Mark Purdy wrote a piece for the Mercury News about what an NHL lockout means for interested parties who are not involved in the negotiations. In it, he calls said interested parties "stakeholders." Wow but that sounds more mighty than it is. Satellite businesses may have a stake in NHL games, but I wouldn't say they hold that stake. It seems more like they can mine it until the real owner--the NHL-- shows up to put in a parking lot, or empty that lot by locking out the players. The people who choose to enter the conflict are rarely the ones who really get hurt. If they were, they might choose differently.
Yesterday the NHL and the NHLPA met again to talk about meeting again:
@DarrenDreger: "Good, candid discussion in negotiations today. NHL and NHLPA will determine when the next meeting will be tomorrow."

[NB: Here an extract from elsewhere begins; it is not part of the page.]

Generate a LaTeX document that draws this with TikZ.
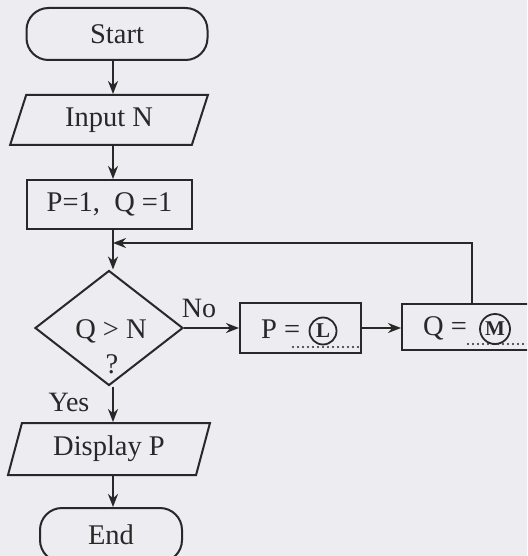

That "tomorrow" means today... a Saturday? It may not seem like much but talking is progress, progress that could yet prevent a lockout. Wait, what? But... but... but... we're all ready for a lockout. We've been TOLD there will be one, that there was never a chance the season would start on time. We're all cranky and bitter and people have not purchased tickets or made reservations they would have made if they thought the season would start any time before December! Sharks fans have season tickets to SF Bulls games! They can't just go talking like this... they can't not not play now. And yet they are hard at work to do just that:
@Russostrib: "Konopka says #NHLPA staff is still hard at work at #NHLPA office. He's sticking around til the morning to see if they'll meet again #MNWild"
Well, that's what you get, ye of little faith and anyone else trying to make sense of the signs. Just when the KHL and even the Swedes were getting ready for open season on NHL players, we get this talking stuff.